Israeli Supreme Court postpones settlement demolition
This post has been corrected. See the note below for details.
JERUSALEM -- Israel's Supreme Court gave the government a two-month reprieve from its order to demolish two unoccupied residential structures in the Bet El settlement that encroach on private Palestinian land.
The government had sought a three-month delay, arguing that it wants to review the matter and possibly formulate a new policy on how it handles the issue of unauthorized construction by Jewish settlers in the West Bank.
The government had previously acknowledged that the structures were illegal and promised to dismantle them by the end of the month.
But amid growing criticism from conservative lawmakers and settlers' groups, Israeli Prime Minister Benjamin Netanyahu had ordered the government to search for a way to prevent the demolitions of several unauthorized settlements.
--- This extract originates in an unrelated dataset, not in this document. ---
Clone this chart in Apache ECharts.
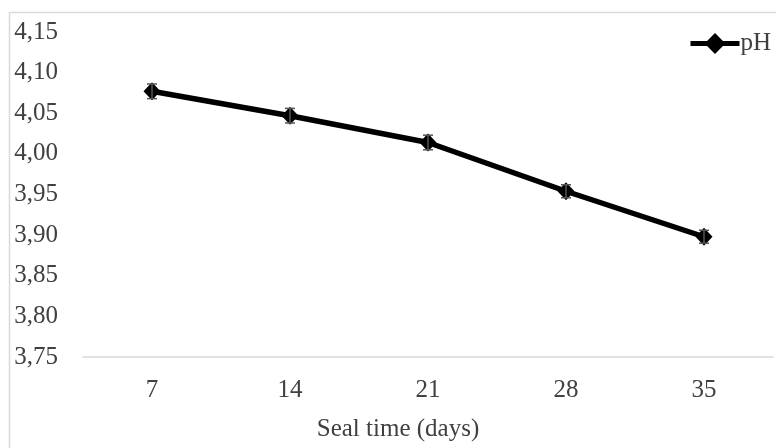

Though the international community views all Jewish settlements in the West Bank as illegal, Israel makes a distinction between those it has authorized and those, known as outposts, which settlers have built without government permission.
Representatives of the disputed land's Palestinian owners criticized the government for fighting to save buildings that it previously promised to dismantle.
"To help settlers steal Palestinian land, the government is willing to crush even the most fundamental values upon which Israeli society is built," said attorney Michael Sfard of Yesh Din, an Israeli human rights group.
The two buildings are not far from the disputed outpost of Givat Haulpana, which is also near the Bet El settlement and is slated for demolition May 1. The court has not said whether it will grant a similar delay to the evacuation of five buildings in Givat Haulpana, as the government requested last week.
[For the Record, 7:25 a.m. April 30: An earlier version of this post stated that the court's ruling applied to the Givat Haulpana outpost. It does not.]